One day a rich young man—a ruler— came to Jesus and said, “Good Master, what shall I do that I may inherit eternal life?” (Mark 10:17). No doubt, this young man reasoned somewhat thus with himself: “The Master is poor, I am rich. He will welcome me, for I can give Him financial prestige. The Master is without influence in the state—I am a ruler; I can give Him political power. The Master is under a social ban, associating with those poor, ignorant fishermen. I, a wealthy young ruler, can give Him social influence.”
But the Master struck at the heart of his worldly wisdom and self-conceit, by saying unto him, “Go and sell that thou hast, and give to the poor; and come, follow Me.” Come, you can serve Me only in poverty, in reproach, in humility, in social obscurity; for My kingdom is not of this world, and the weapons of this warfare are not carnal, but mighty through God to the pulling down of strongholds. You must deny yourself, for if you have not My spirit you are none of Mine (Rom. 8:9), and My spirit is one of self-sacrifice.
You must give up your elegant Jerusalem home, and come with Me, but, remember, the Son of Man hath not where to lay His head. You will be considered little better than a common tramp. You must sacrifice your ease. You must give up your riches, for “hath not God chosen the poor of this world rich in faith, and heirs of the kingdom”? (Jas. 2:5). And it is easier for a camel to go through the eye of a needle than for a rich man to enter that kingdom. Remember, when you do this, you will lose your reputation.
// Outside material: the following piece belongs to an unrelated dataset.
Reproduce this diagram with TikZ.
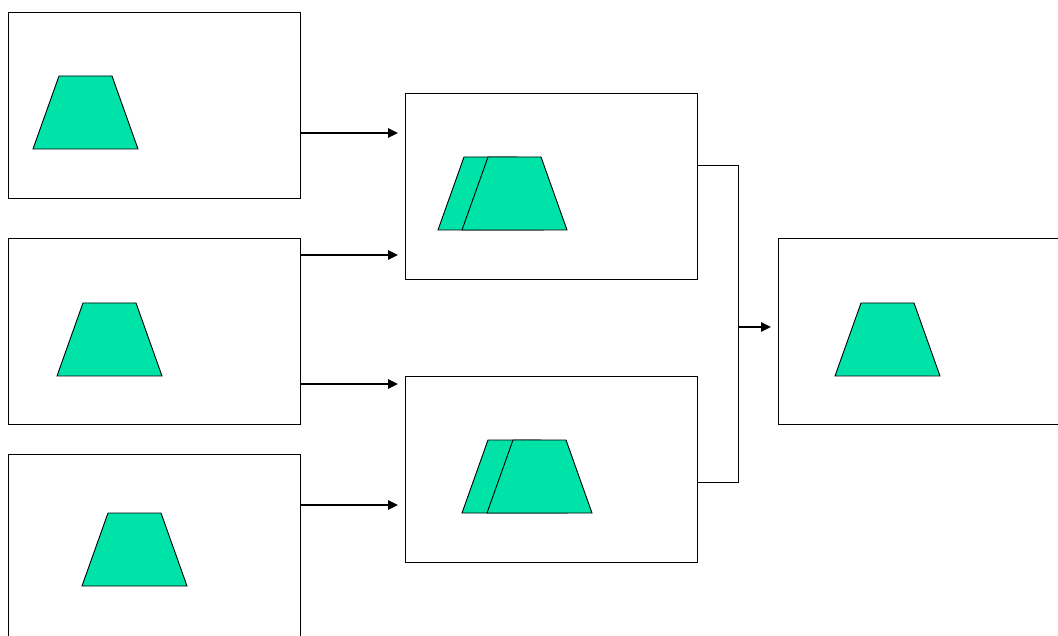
\documentclass[tikz,border=0pt]{standalone}
\usetikzlibrary{arrows.meta}
\definecolor{trapfill}{RGB}{0,227,168}
\tikzset{
  x=1pt, y=-1pt,
  box/.style={draw=black, line width=0.9pt, fill=white, minimum width=292pt, minimum height=186pt, inner sep=0pt, outer sep=0pt, anchor=north west},
  arr/.style={line width=2.4pt, -{Triangle[length=10pt,width=9pt]}},
  link/.style={line width=0.9pt},
  trapshape/.style={fill=trapfill, draw=black, line width=0.9pt, line join=miter},
  trap/.pic={\filldraw[trapshape] (0,0) -- (105,0) -- (79,-73) -- (26,-73) -- cycle;}
}
\begin{document}
\begin{tikzpicture}
\clip (0,0) rectangle (1058,636);
\fill[white] (0,0) rectangle (1058,636);
% boxes
\node[box] (b1) at (8,12) {};
\node[box] (b2) at (8,238) {};
\node[box] (b3) at (8,454) {};
\node[box] (m1) at (405,93) {};
\node[box] (m2) at (405,376) {};
\node[box] (r) at (778,238) {};
% trapezoids
\pic at (33,149) {trap};
\pic at (57,376) {trap};
\pic at (82,586) {trap};
\pic at (438,230) {trap};
\pic at (462,230) {trap};
\pic at (462,513) {trap};
\pic at (487,513) {trap};
\pic at (835,376) {trap};
% arrows
\draw[arr, shorten >=7pt] (b1.east |- 0,133) -- (m1.west |- 0,133);
\draw[arr, shorten >=7pt] (b2.east |- 0,255) -- (m1.west |- 0,255);
\draw[arr, shorten >=7pt] (b2.east |- 0,384) -- (m2.west |- 0,384);
\draw[arr, shorten >=7pt] (b3.east |- 0,505) -- (m2.west |- 0,505);
% join
\coordinate (j1) at (738,165);
\coordinate (j2) at (738,482);
\coordinate (jm) at (738,327);
\draw[link] (m1.east |- j1) -- (j1) -- (j2) -- (m2.east |- j2);
\draw[arr, shorten >=7pt] (jm) -- (r.west |- jm);
\end{tikzpicture}
\end{document}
The bankers and belles of Jerusalem will say you are beside yourself, and your old friends will not acknowledge you when they meet you on the street. My heart is drawn to you; yea, I love you (Mark 10:21), but I tell you plainly that if you will not take up the cross and follow Me, you cannot be My disciple; yea, “if any man come to Me, and hate not (that is, love in a lesser degree] father, and mother, and wife, and children, and brethren, and sisters, yea, and his own life also, he cannot be My disciple” (Luke 14:26). If you will do this, you shall have treasure in Heaven (Matt. 19:21).
Do you not see the impossibility of making such a radical Gospel as this popular? This spirit and the spirit of the world are as fully opposed to each other as two locomotives on the same track running toward each other at the rate of sixty miles an hour. Fire and water will consort together as quickly as the “Christ in you” and the spirit of the world.
Do not waste your time trying to fix up a popular holiness. Just be holy because the Lord God is holy. Seek to please Him without regard to the likes or dislikes of men, and those who are disposed to be saved will soon see “Christ in you,” and will cry out with Isaiah: “Woe is me! for I am undone; because I am a man of unclean lips, and I dwell in the midst of a people of unclean lips: for mine eyes have seen the King, the Lord of Hosts”; and, falling at His feet, they will say with the leper, “Lord, if Thou wilt Thou canst make me clean.” And Jesus, having compassion on them, will say, “I will, be thou clean.”